A Glass Compendium

(compiled for your information from various sources)

General

Glass is, essentially, a liquid that hardens into an uncrystallized state without ever becoming a true solid.  It is also a magical substance that stores and transmits vibrations.

Glass is an amorphous substance made primarily of silica fused at high temperatures with borates or phosphates.  Glass is neither a solid nor a liquid but exists in a vitreous state, in which molecular units have disordered arrangement but sufficient cohesion to produce mechanical rigidity.  Molten glass is cooled to this rigid state and heat can reconvert it to a liquid form.  Glass can be transparent, translucent, or opaque; its color varies with its ingredients.   Glass is also found in nature, as tektite and the volcanic material obsidian .

Color

Adding different metal oxides to sand, soda and lime, the basic formula for glass creates different colors.

  • Iron - greens and aquas
  • Iron & sulfur - amber and brown
  • Copper - light blues
  • Cobalt - dark blue
  • Manganese - amethyst
  • Tin or calcium - opaque white
  • Selenium -  reddish
  • And more...


Warm Glass

Kiln-formed glass is that which is altered, fused, shaped, or textured by the extreme heat of a kiln.  Fusing is the heat bonding of glass.  Slumping is the procedure in which glass heated in a kiln conforms to the shape of the mold.

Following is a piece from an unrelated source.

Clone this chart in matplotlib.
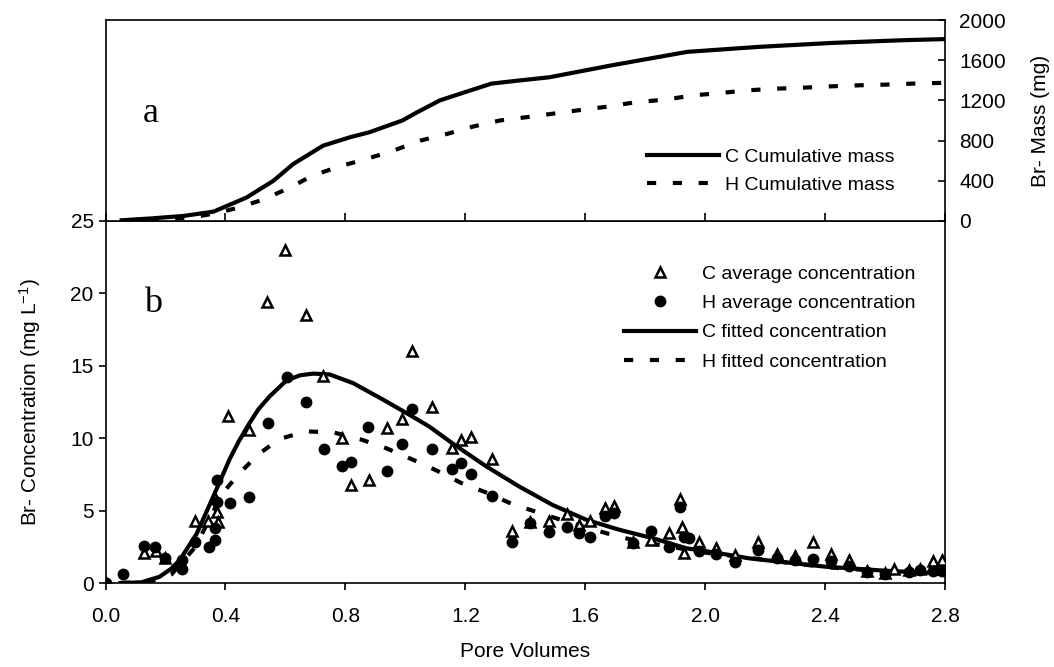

The fusing process begins with flat sheets of colored glass which have been tested for compatibility - the glasses must have similar COE (coefficient of expansion) so they will not crack.  The shapes to be fused are cut from the glass sheets.  Two or more layers of glass are placed together, when fused the glass will form thick soft rounded edges.  The cut pieces of glass are put on a kiln shelf which has either been coated with kiln wash, or topped with fiber paper or graphite to prevent the glass from adhering to the surface.  In the kiln the glass is heated to anywhere from 1300-1700 degrees F until the layers have melted together to become one piece.   Next follows the critical annealing process during which the glass is cooled slowly to allow the entire thickness of glass to even out in temperature, thus relieving  internal stresses in the glass.

If a curved shape is desired, such as a bowl, a mold of ceramic, steel or other material that will not bend, warp, deform or explode at high temperatures is used.  The glass is placed on the molds, put in to the kiln and fired to where heat and gravity allow the softened glass to conform or slump to the mold.  During the fusing and slumping it is necessary to look into the kiln  in order to determine the moment the desired result occurs.  Protective clothing, gloves, and glasses are essential. 

Dichroic Glass

Invented over 100 years ago and developed in the 1960’s as interference filters for use with lasers, dichroic glass is a product of the technology called “thin film physics” . Dichroic glass is used in art glass as well as the laser industry for camera filters, by NASA and various other commercial applications. 

The coatings are made with molecular films of metal  (primarily silicon and titanium oxides) evenly shuffled into multiple layers. The coating layers of metal oxides make the glass stiffer than other fusible glass and so requires special handling.  The types of metals used and the order in which they are deposited are factors that determine the colors the glass filters and passes.  The coatings are produced by depositing thin layers of a variety of metal oxides such as titanium, magnesium and silicon to the glass in a vacuum.  A vacuum chamber is needed in order to produce a pure environment for the vapors to travel.  The materials are vaporized in a crucible by a high voltage electron beam onto the rotating glass above.  The glass must rotate to achieve a uniform coating.  This process  causes the glass to become a partial mirror by allowing only a select narrow band of light to transmit; other rays are rejected through reflection and absorption.  As the light rays transmit through the glass at a right angle they are less effected by refraction than when passing at an extreme off axis angle where they have to travel a greater distance through the coated material.  This greater distance causes a shift of color and when dichroic glass is viewed at even slightly different angles, you will see differing colors. 

When worked in a kiln the color range shifts on the glass with the heat.  By varying the firing temperature different colors can be produced from the same sheet of dichroic glass.  Each fused dichroic piece is truly a unique piece of art, impossible to duplicate.